* Short exercise:
From the listing below, pull each line that includes "matplotlib".

>> Begin Data provided

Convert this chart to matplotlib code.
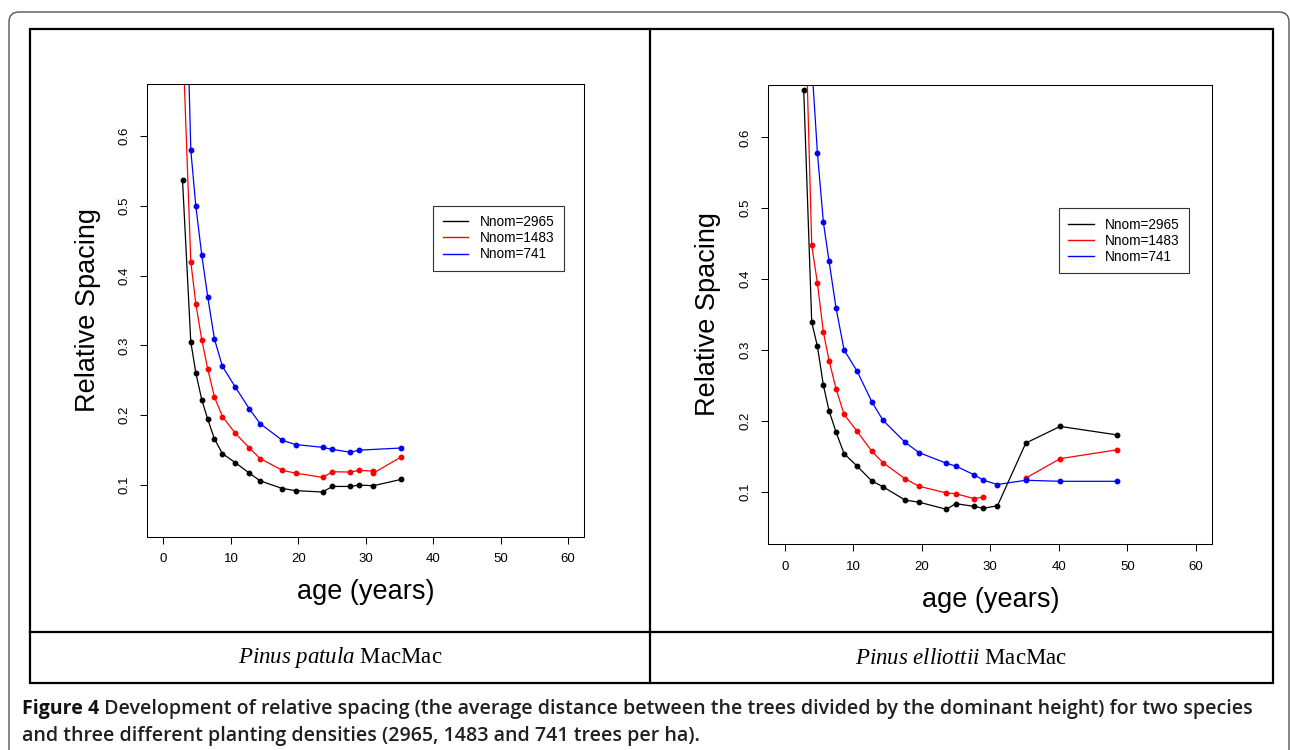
import numpy as np
import matplotlib
matplotlib.use("Agg")
import matplotlib.pyplot as plt
from matplotlib.lines import Line2D
from matplotlib.patches import FancyBboxPatch, Rectangle

# Pinus patula MacMac (left panel)
age_patula = [2.82, 4.05, 4.79, 5.68, 6.57, 7.56, 8.74, 10.67, 12.74, 14.33,
              17.63, 19.61, 23.61, 25.04, 27.7, 29.04, 31.1, 35.2]
rs_patula_2965 = [0.537, 0.305, 0.261, 0.222, 0.194, 0.166, 0.145, 0.132, 0.117,
                  0.106, 0.095, 0.092, 0.090, 0.098, 0.098, 0.100, 0.099, 0.108]
age_patula_1483 = [2.82, 4.05, 4.79, 5.68, 6.57, 7.56, 8.74, 10.67, 12.74, 14.33,
                   17.63, 19.61, 23.61, 25.04, 27.7, 29.04, 31.1, 31.1, 35.2]
rs_patula_1483 = [0.748, 0.420, 0.360, 0.308, 0.266, 0.226, 0.198, 0.174, 0.153,
                  0.138, 0.121, 0.117, 0.111, 0.119, 0.1186, 0.121, 0.120, 0.117, 0.140]
age_patula_741 = [2.82, 4.05, 4.79, 5.68, 6.57, 7.56, 8.74, 10.67, 12.74, 14.33,
                  17.63, 19.61, 23.61, 25.04, 27.7, 29.04, 35.2]
rs_patula_741 = [1.04, 0.580, 0.500, 0.429, 0.369, 0.309, 0.270, 0.240, 0.209,
                 0.188, 0.164, 0.158, 0.154, 0.151, 0.147, 0.150, 0.153]

# Pinus elliottii MacMac (right panel), nan = missing measurement
age_elliottii = [2.77, 3.94, 4.77, 5.64, 6.47, 7.49, 8.66, 10.56, 12.7, 14.31,
                 17.57, 19.61, 23.6, 24.96, 27.69, 29.0, 31.05, 35.18, 40.19, 48.52]
rs_elliottii_2965 = [0.667, 0.339, 0.305, 0.250, 0.214, 0.184, 0.1535, 0.136, 0.115,
                     0.107, 0.088, 0.085, 0.075, 0.083, 0.079, 0.0765, 0.080,
                     0.1685, 0.192, 0.180]
rs_elliottii_1483 = [0.86, 0.448, 0.394, 0.325, 0.285, 0.245, 0.209, 0.185, 0.157,
                     0.141, 0.118, 0.1075, 0.098, 0.097, 0.090, 0.0925, np.nan,
                     0.119, 0.1465, 0.159]
rs_elliottii_741 = [1.30, 0.704, 0.578, 0.480, 0.425, 0.359, 0.300, 0.270, 0.227,
                    0.201, 0.1695, 0.155, 0.140, 0.136, 0.1235, 0.116, 0.110,
                    0.116, 0.1145, 0.1145]

labels = ["Nnom=2965", "Nnom=1483", "Nnom=741"]
colors = ["black", "#ff0000", "#0000ff"]
xticks = [0, 10, 20, 30, 40, 50, 60]
yticks = [0.1, 0.2, 0.3, 0.4, 0.5, 0.6]

plt.rcParams["font.family"] = ["Liberation Sans", "DejaVu Sans"]
plt.rcParams["mathtext.fontset"] = "custom"
plt.rcParams["mathtext.it"] = "Liberation Serif:italic"
plt.rcParams["mathtext.rm"] = "Liberation Serif"

W, H = 1290, 750
fig = plt.figure(figsize=(W / 100, H / 100), dpi=100)

# page-like background: rounded frame, table, captions (pixel coords)
bg = fig.add_axes([0, 0, 1, 1])
bg.set_xlim(0, W)
bg.set_ylim(H, 0)
bg.axis("off")
bg.add_patch(FancyBboxPatch((9, 12), 1280, 800, boxstyle="round,pad=0,rounding_size=10",
                            fill=False, ec="#555555", lw=1.0))
bg.add_patch(Rectangle((30, 29), 1243, 654, fill=False, ec="black", lw=1.6))
bg.plot([650, 650], [29, 683], color="black", lw=1.6)
bg.plot([30, 1273], [632, 632], color="black", lw=1.6)

bg.text(340, 658, r"$\mathit{Pinus\ patula}$ MacMac", ha="center", va="center",
        fontsize=16.5, family="Liberation Serif")
bg.text(961, 658, r"$\mathit{Pinus\ elliottii}$ MacMac", ha="center", va="center",
        fontsize=16.5, family="Liberation Serif")

cap_font = ["Open Sans", "DejaVu Sans"]
cap_fs = 12.5
t1 = bg.text(22, 709, "Figure 4", fontsize=cap_fs, family=cap_font,
             weight="bold", va="center", color="#111111")
t2 = bg.annotate(" Development of relative spacing (the average distance between the trees "
                 "divided by the dominant height) for two species",
                 xy=(1, 0.5), xycoords=t1, va="center", ha="left", fontsize=cap_fs,
                 family=cap_font, weight="semibold", color="#231f20")
t3 = bg.text(22, 736, "and three different planting densities (2965, 1483 and 741 trees per ha).",
             fontsize=cap_fs, family=cap_font, weight="semibold",
             va="center", color="#231f20")

# fit caption first line to the width it has in the original (x 22..1250)
fig.canvas.draw()
r = fig.canvas.get_renderer()
width = t2.get_window_extent(r).x1 - t1.get_window_extent(r).x0
for t in (t1, t2, t3):
    t.set_fontsize(cap_fs * 1228 / width)


def panel(ax, series, xlab_off):
    for (x, y), c in zip(series, colors):
        ax.plot(x, y, color=c, lw=0.9, marker="o", ms=3.2, mec=c, mfc=c)
    ax.set_xlim(-2.4, 62.4)
    ax.set_ylim(0.026, 0.674)
    ax.set_xticks(xticks)
    ax.set_yticks(yticks)
    ax.set_yticklabels([f"{v:.1f}" for v in yticks])
    ax.tick_params(direction="out", length=5, width=0.75, labelsize=9.5, pad=7)
    ax.tick_params(axis="y", labelrotation=90)
    for lab in ax.get_yticklabels():
        lab.set_va("center")
    for s in ax.spines.values():
        s.set_linewidth(0.75)
    ax.set_xlabel("age (years)", fontsize=19.5)
    ax.set_ylabel("Relative Spacing", fontsize=19.5)
    ax.xaxis.set_label_coords(0.5, xlab_off)
    ax.xaxis.label.set_va("center")
    ax.yaxis.set_label_coords(-0.136, 0.5)
    ax.yaxis.label.set_va("center")
    handles = [Line2D([], [], color=c, lw=1.0) for c in colors]
    leg = ax.legend(handles, labels, loc="upper left", bbox_to_anchor=(0.6545, 0.7317),
                    borderaxespad=0, fancybox=False, edgecolor="#333333", framealpha=1,
                    fontsize=9.8, handlelength=1.85, handletextpad=0.85,
                    borderpad=0.7, labelspacing=0.15)
    leg.get_frame().set_linewidth(0.8)


ax1 = fig.add_axes([147.3 / W, 1 - 536.7 / H, 437 / W, 452.4 / H])
panel(ax1, [(age_patula, rs_patula_2965), (age_patula_1483, rs_patula_1483),
            (age_patula_741, rs_patula_741)], -55 / 452.4)

ax2 = fig.add_axes([768.3 / W, 1 - 544 / H, 444 / W, 459 / H])
panel(ax2, [(age_elliottii, rs_elliottii_2965), (age_elliottii, rs_elliottii_1483),
            (age_elliottii, rs_elliottii_741)], -56 / 459)

fig.savefig("out.png", dpi=100)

>> End Data provided

* Output below:
Convert this chart to matplotlib code.
import matplotlib
matplotlib.use("Agg")
import matplotlib.pyplot as plt
from matplotlib.lines import Line2D
from matplotlib.patches import FancyBboxPatch, Rectangle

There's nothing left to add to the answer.